* Exercise task
Each entry that follows is to be retyped exactly. Pictures do not belong in the copy.

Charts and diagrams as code
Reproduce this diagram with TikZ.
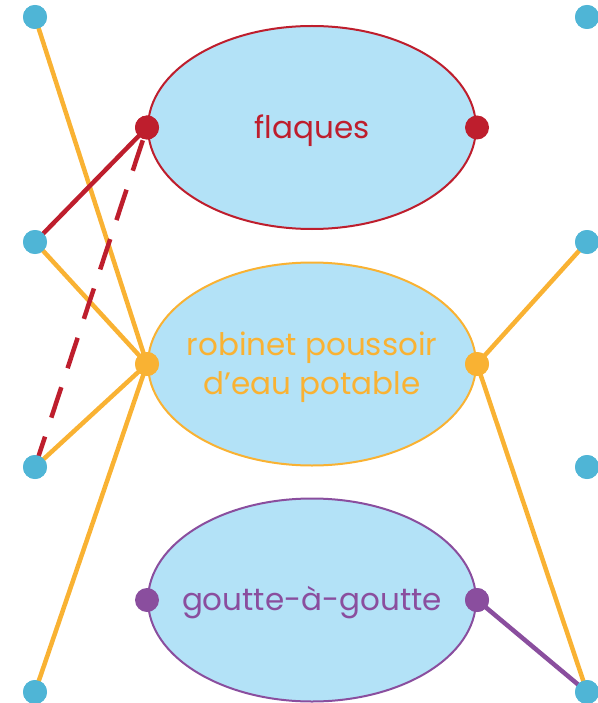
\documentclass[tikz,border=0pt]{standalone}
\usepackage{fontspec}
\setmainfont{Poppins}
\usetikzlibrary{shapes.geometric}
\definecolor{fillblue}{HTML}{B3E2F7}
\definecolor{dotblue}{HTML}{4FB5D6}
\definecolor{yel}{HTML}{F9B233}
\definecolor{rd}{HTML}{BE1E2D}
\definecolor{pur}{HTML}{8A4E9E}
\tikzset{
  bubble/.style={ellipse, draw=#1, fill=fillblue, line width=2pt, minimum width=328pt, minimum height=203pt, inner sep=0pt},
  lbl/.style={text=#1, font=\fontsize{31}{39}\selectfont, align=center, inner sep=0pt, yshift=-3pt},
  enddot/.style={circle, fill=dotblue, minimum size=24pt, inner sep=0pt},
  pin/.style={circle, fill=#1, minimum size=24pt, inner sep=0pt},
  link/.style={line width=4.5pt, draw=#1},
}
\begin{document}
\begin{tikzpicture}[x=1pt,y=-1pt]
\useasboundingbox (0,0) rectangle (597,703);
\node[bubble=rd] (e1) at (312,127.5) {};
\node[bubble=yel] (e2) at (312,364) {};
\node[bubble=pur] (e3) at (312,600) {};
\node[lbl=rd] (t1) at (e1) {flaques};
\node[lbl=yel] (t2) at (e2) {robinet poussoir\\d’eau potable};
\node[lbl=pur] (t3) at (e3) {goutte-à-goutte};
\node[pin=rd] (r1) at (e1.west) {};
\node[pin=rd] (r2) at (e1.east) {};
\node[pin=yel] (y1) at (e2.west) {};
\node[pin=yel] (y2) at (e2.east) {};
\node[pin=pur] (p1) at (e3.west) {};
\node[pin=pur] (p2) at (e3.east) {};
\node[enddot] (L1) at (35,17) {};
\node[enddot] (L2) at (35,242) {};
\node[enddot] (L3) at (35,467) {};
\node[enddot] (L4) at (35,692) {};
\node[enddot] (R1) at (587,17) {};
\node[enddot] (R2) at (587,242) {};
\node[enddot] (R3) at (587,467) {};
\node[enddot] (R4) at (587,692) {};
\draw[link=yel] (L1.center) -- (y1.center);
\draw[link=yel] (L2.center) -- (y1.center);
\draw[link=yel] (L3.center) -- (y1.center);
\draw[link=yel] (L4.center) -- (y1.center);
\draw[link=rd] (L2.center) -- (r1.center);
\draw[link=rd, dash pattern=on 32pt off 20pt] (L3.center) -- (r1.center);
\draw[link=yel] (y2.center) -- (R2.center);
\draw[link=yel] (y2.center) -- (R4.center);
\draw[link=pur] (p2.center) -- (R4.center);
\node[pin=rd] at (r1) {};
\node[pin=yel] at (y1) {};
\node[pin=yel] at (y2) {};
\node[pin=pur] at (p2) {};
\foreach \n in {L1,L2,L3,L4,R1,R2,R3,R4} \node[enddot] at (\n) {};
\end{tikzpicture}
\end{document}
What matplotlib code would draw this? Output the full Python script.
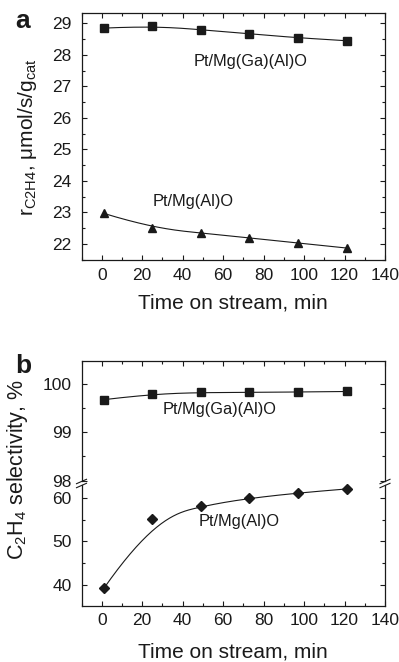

* Response to the task
Reproduce this diagram with TikZ.
\documentclass[tikz,border=0pt]{standalone}
\usepackage{fontspec}
\setmainfont{Poppins}
\usetikzlibrary{shapes.geometric}
\definecolor{fillblue}{HTML}{B3E2F7}
\definecolor{dotblue}{HTML}{4FB5D6}
\definecolor{yel}{HTML}{F9B233}
\definecolor{rd}{HTML}{BE1E2D}
\definecolor{pur}{HTML}{8A4E9E}
\tikzset{
  bubble/.style={ellipse, draw=#1, fill=fillblue, line width=2pt, minimum width=328pt, minimum height=203pt, inner sep=0pt},
  lbl/.style={text=#1, font=\fontsize{31}{39}\selectfont, align=center, inner sep=0pt, yshift=-3pt},
  enddot/.style={circle, fill=dotblue, minimum size=24pt, inner sep=0pt},
  pin/.style={circle, fill=#1, minimum size=24pt, inner sep=0pt},
  link/.style={line width=4.5pt, draw=#1},
}
\begin{document}
\begin{tikzpicture}[x=1pt,y=-1pt]
\useasboundingbox (0,0) rectangle (597,703);
\node[bubble=rd] (e1) at (312,127.5) {};
\node[bubble=yel] (e2) at (312,364) {};
\node[bubble=pur] (e3) at (312,600) {};
\node[lbl=rd] (t1) at (e1) {flaques};
\node[lbl=yel] (t2) at (e2) {robinet poussoir\\d’eau potable};
\node[lbl=pur] (t3) at (e3) {goutte-à-goutte};
\node[pin=rd] (r1) at (e1.west) {};
\node[pin=rd] (r2) at (e1.east) {};
\node[pin=yel] (y1) at (e2.west) {};
\node[pin=yel] (y2) at (e2.east) {};
\node[pin=pur] (p1) at (e3.west) {};
\node[pin=pur] (p2) at (e3.east) {};
\node[enddot] (L1) at (35,17) {};
\node[enddot] (L2) at (35,242) {};
\node[enddot] (L3) at (35,467) {};
\node[enddot] (L4) at (35,692) {};
\node[enddot] (R1) at (587,17) {};
\node[enddot] (R2) at (587,242) {};
\node[enddot] (R3) at (587,467) {};
\node[enddot] (R4) at (587,692) {};
\draw[link=yel] (L1.center) -- (y1.center);
\draw[link=yel] (L2.center) -- (y1.center);
\draw[link=yel] (L3.center) -- (y1.center);
\draw[link=yel] (L4.center) -- (y1.center);
\draw[link=rd] (L2.center) -- (r1.center);
\draw[link=rd, dash pattern=on 32pt off 20pt] (L3.center) -- (r1.center);
\draw[link=yel] (y2.center) -- (R2.center);
\draw[link=yel] (y2.center) -- (R4.center);
\draw[link=pur] (p2.center) -- (R4.center);
\node[pin=rd] at (r1) {};
\node[pin=yel] at (y1) {};
\node[pin=yel] at (y2) {};
\node[pin=pur] at (p2) {};
\foreach \n in {L1,L2,L3,L4,R1,R2,R3,R4} \node[enddot] at (\n) {};
\end{tikzpicture}
\end{document}
What matplotlib code would draw this? Output the full Python script.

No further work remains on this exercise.